Hail Caesar! is one of “those kinds” of Coen Brothers films. It isn’t a work of pure genius like Fargo, The Man Who Wasn’t There, or No Country for Old Men; nor does it appear to have the cult appeal of Miller’s Crossing, The Big Lebowski, or O Brother, Where art Thou?. Hail Caesar! falls into the category of “also ran” Coen films; the ones existing in a strange limbo of not being terrible, but not quite memorable either. This includes Intolerable Cruelty, The Ladykillers, and Burn After Reading. These films seem often seem like exercises in which the Coens engage so as to not be rusty when it’s time for their next masterpiece.

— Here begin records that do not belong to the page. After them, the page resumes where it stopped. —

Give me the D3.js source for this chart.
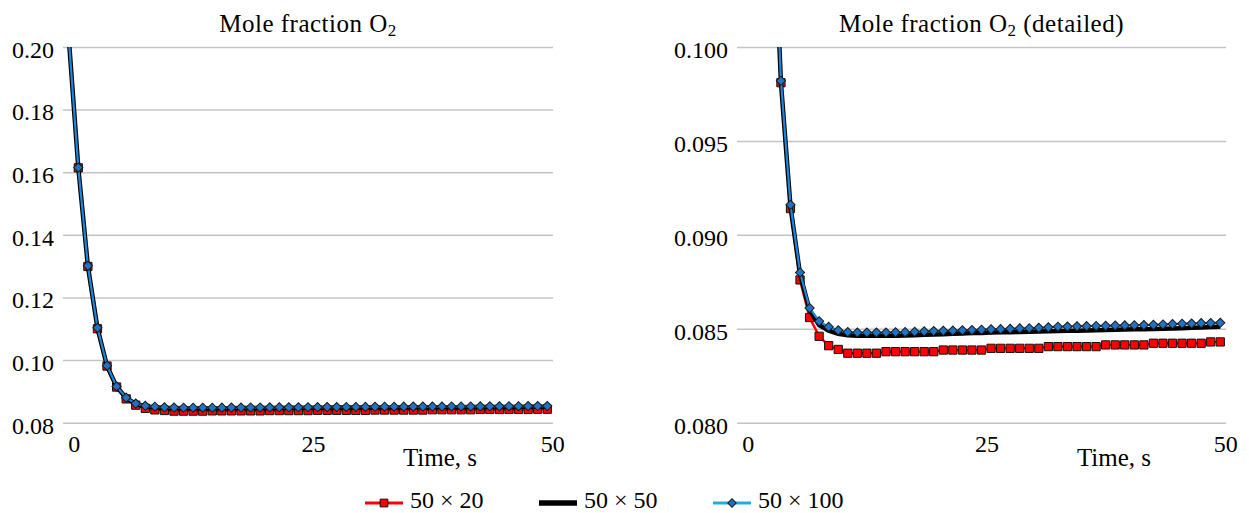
<html lang="en">
<head>
    <meta charset="utf-8">
    <title>Mole fraction O2</title>
    <script src="https://d3js.org/d3.v7.min.js"></script>
    <style type="text/css">
        body {
            margin: 0;
            background: #fff;
            font-family: "Liberation Serif", serif;
        }
        .grid path {
            display: none;
        }
        .grid line {
            stroke: #c4c4c4;
            stroke-width: 1.5px;
        }
        .axis text {
            font-family: "Liberation Serif", serif;
            font-size: 24px;
            fill: #000;
        }
        .label {
            font-family: "Liberation Serif", serif;
            font-size: 25px;
            fill: #000;
        }
    </style>
</head>
<body>
<script type="text/javascript">

    // time steps (s)
    var times = [0, 1, 2, 3, 4, 5, 6, 7, 8, 9, 10, 11, 12, 13, 14, 15, 16, 17, 18, 19, 20,
        21, 22, 23, 24, 25, 26, 27, 28, 29, 30, 31, 32, 33, 34, 35, 36, 37, 38, 39, 40,
        41, 42, 43, 44, 45, 46, 47, 48, 49, 50];

    // 50 x 20 grid
    var grid20 = [0.203, 0.1614, 0.1299, 0.1100, 0.0981, 0.0914, 0.0876, 0.0856, 0.0846, 0.0841,
        0.0839, 0.0837, 0.0837, 0.0837, 0.0837, 0.08378, 0.08378, 0.08378, 0.08378, 0.08378,
        0.08378, 0.08387, 0.08387, 0.08387, 0.08387, 0.08387, 0.08396, 0.08396, 0.08396, 0.08396,
        0.08396, 0.08396, 0.08405, 0.08405, 0.08405, 0.08405, 0.08405, 0.08405, 0.08414, 0.08414,
        0.08414, 0.08414, 0.08414, 0.08423, 0.08423, 0.08423, 0.08423, 0.08423, 0.08423, 0.0843,
        0.0843];

    // 50 x 50 grid
    var grid50 = [0.203, 0.1614, 0.1300, 0.1102, 0.0981, 0.0915, 0.0879, 0.0860, 0.0852, 0.0849,
        0.08473, 0.08466, 0.08463, 0.08463, 0.08463, 0.08463, 0.08463, 0.08464, 0.08466, 0.08468,
        0.0847, 0.08471, 0.08473, 0.08475, 0.08477, 0.08478, 0.0848, 0.08481, 0.08482, 0.08483,
        0.08484, 0.08486, 0.08487, 0.08488, 0.08489, 0.0849, 0.08491, 0.08492, 0.08494, 0.08495,
        0.08496, 0.08497, 0.08498, 0.08499, 0.085, 0.08502, 0.08503, 0.08505, 0.08507, 0.08509,
        0.08511];

    // 50 x 100 grid
    var grid100 = [0.203, 0.1615, 0.1301, 0.1103, 0.0982, 0.0916, 0.0880, 0.0861, 0.0854, 0.0851,
        0.08492, 0.08482, 0.0848, 0.0848, 0.0848, 0.0848, 0.08481, 0.08482, 0.08484, 0.08486,
        0.08488, 0.08489, 0.0849, 0.08492, 0.08493, 0.08495, 0.08497, 0.08498, 0.085, 0.08502,
        0.08503, 0.08505, 0.08508, 0.08511, 0.08512, 0.08513, 0.08514, 0.08515, 0.08516, 0.08517,
        0.08518, 0.08519, 0.0852, 0.08521, 0.08523, 0.08525, 0.08527, 0.08528, 0.0853, 0.08531,
        0.08532];

    var seriesNames = ["50 \u00d7 20", "50 \u00d7 50", "50 \u00d7 100"];
    var xTicks = [0, 25, 50];
    var yTicksMain = [0.08, 0.10, 0.12, 0.14, 0.16, 0.18, 0.20];
    var yTicksDetail = [0.080, 0.085, 0.090, 0.095, 0.100];

    var plotTop = 47, plotBottom = 422.7;

    var panels = [
        {left: 63, width: 490, domain: [0.08, 0.20], ticks: yTicksMain, fmt: ".2f", title: ""},
        {left: 737, width: 489, domain: [0.08, 0.10], ticks: yTicksDetail, fmt: ".3f", title: " (detailed)"}
    ];

    var svg = d3.select("body").append("svg")
        .attr("width", 1249)
        .attr("height", 513);

    function rows(values) {
        return times.map(function (t, i) {
            return {t: t, v: values[i]};
        });
    }

    panels.forEach(function (p, k) {
        var x = d3.scaleLinear().domain([-0.6, 50.6]).range([p.left, p.left + p.width]);
        var y = d3.scaleLinear().domain(p.domain).range([plotBottom, plotTop]);

        svg.append("g")
            .attr("class", "grid axis")
            .attr("transform", "translate(" + p.left + ",0)")
            .call(d3.axisLeft(y).tickValues(p.ticks).tickSize(-p.width).tickPadding(9).tickFormat(d3.format(p.fmt)))
            .selectAll("text")
            .attr("dy", "0.43em");

        var xa = svg.append("g")
            .attr("class", "axis")
            .attr("transform", "translate(0," + plotBottom + ")")
            .call(d3.axisBottom(x).tickValues(xTicks).tickSize(0).tickPadding(12));
        xa.select(".domain").remove();
        xa.selectAll("text").attr("dx", 5);

        // title
        var title = svg.append("text")
            .attr("class", "label")
            .attr("x", p.left + p.width / 2)
            .attr("y", 31.5)
            .style("letter-spacing", "0.5px")
            .style("text-anchor", "middle");
        title.append("tspan").text("Mole fraction O");
        title.append("tspan").attr("dy", 4).style("font-size", "17px").text("2");
        title.append("tspan").attr("dy", -4).text(p.title);

        svg.append("text")
            .attr("class", "label")
            .attr("x", p.left + 377)
            .attr("y", 466)
            .style("text-anchor", "middle")
            .text("Time, s");

        var clipId = "clip" + k;
        svg.append("clipPath").attr("id", clipId)
            .append("rect")
            .attr("x", p.left)
            .attr("y", plotTop)
            .attr("width", p.width)
            .attr("height", plotBottom - plotTop);

        var plot = svg.append("g").attr("clip-path", "url(#" + clipId + ")");
        var line = d3.line()
            .x(function (d) { return x(d.t); })
            .y(function (d) { return y(d.v); });

        // 50 x 20
        plot.append("path")
            .datum(rows(grid20))
            .attr("d", line)
            .style("fill", "none")
            .style("stroke", "#ff0000")
            .style("stroke-width", 2.5);
        plot.selectAll(".sq")
            .data(rows(grid20))
            .enter().append("path")
            .attr("class", "sq")
            .attr("d", d3.symbol().type(d3.symbolSquare).size(68))
            .attr("transform", function (d) { return "translate(" + x(d.t) + "," + y(d.v) + ")"; })
            .style("fill", "#ff0000")
            .style("stroke", "#111")
            .style("stroke-width", 1);

        // 50 x 50
        plot.append("path")
            .datum(rows(grid50))
            .attr("d", line)
            .style("fill", "none")
            .style("stroke", "#000")
            .style("stroke-width", 4.5);

        // 50 x 100
        plot.append("path")
            .datum(rows(grid100))
            .attr("d", line)
            .style("fill", "none")
            .style("stroke", "#1c86db")
            .style("stroke-width", 2.2);
        plot.selectAll(".dm")
            .data(rows(grid100))
            .enter().append("path")
            .attr("class", "dm")
            .attr("d", d3.symbol().type(d3.symbolSquare).size(42))
            .attr("transform", function (d) { return "translate(" + x(d.t) + "," + y(d.v) + ") rotate(45)"; })
            .style("fill", "#1f72c4")
            .style("stroke", "#1a1a1a")
            .style("stroke-width", 1);
    });

    // legend
    var legend = svg.append("g").attr("transform", "translate(365,503)");
    var lineColors = ["#ff0000", "#000", "#29a9e1"];
    var lineWidths = [3, 5.5, 3];
    seriesNames.forEach(function (name, i) {
        var g = legend.append("g").attr("transform", "translate(" + (i * 174) + ",0)");
        g.append("line")
            .attr("x1", 0).attr("x2", 38)
            .style("stroke", lineColors[i])
            .style("stroke-width", lineWidths[i]);
        if (i === 0) {
            g.append("path")
                .attr("d", d3.symbol().type(d3.symbolSquare).size(60))
                .attr("transform", "translate(19,0)")
                .style("fill", "#ff0000").style("stroke", "#111");
        }
        if (i === 2) {
            g.append("path")
                .attr("d", d3.symbol().type(d3.symbolSquare).size(36))
                .attr("transform", "translate(19,0) rotate(45)")
                .style("fill", "#1f72c4").style("stroke", "#1a1a1a");
        }
        g.append("text")
            .attr("class", "label")
            .attr("x", 45)
            .attr("y", 5)
            .style("font-size", "24px")
            .text(name);
    });

</script>
</body>
</html>
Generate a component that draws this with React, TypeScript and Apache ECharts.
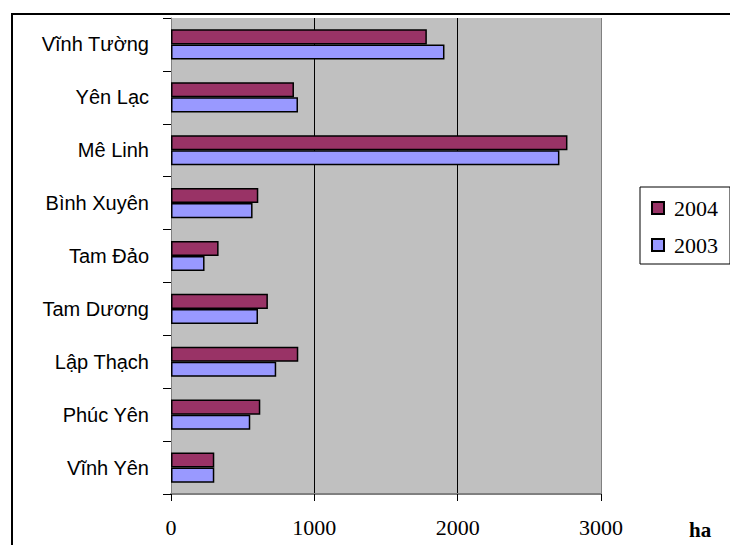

This film has all the pieces of what could make a Coen Brothers masterpiece – some of their regular actors, an obsessive attention to period detail, unresolved plot lines that lead the audience to watch it again – but the pieces don’t really fit. There are moments of gut-busting humor and true pathos, but there’s no real reason to care about any of it. It’s as if the screenplay were a first draft from which they foolishly decided to use for the full production.

To the credit of all involved, everything that works right works very right. In addition to the aforementioned actors, the cast also includes Ralph Fiennes as a stuffy British director, Alden Ehrenreich as a dim cowboy actor, Scarlett Johansson a fast-talking “mermaid” actress and Frances McDormand briefly shows up to steal the one scene she’s in. Michael Gambon’s disembodied narrator is the one cast member who doesn’t fit.

The Coen Brothers’ Hail Caesar! isn’t the prestige picture like its film-within-a-film namesake. It’s just a breezy preview before the Coens’ next big attraction.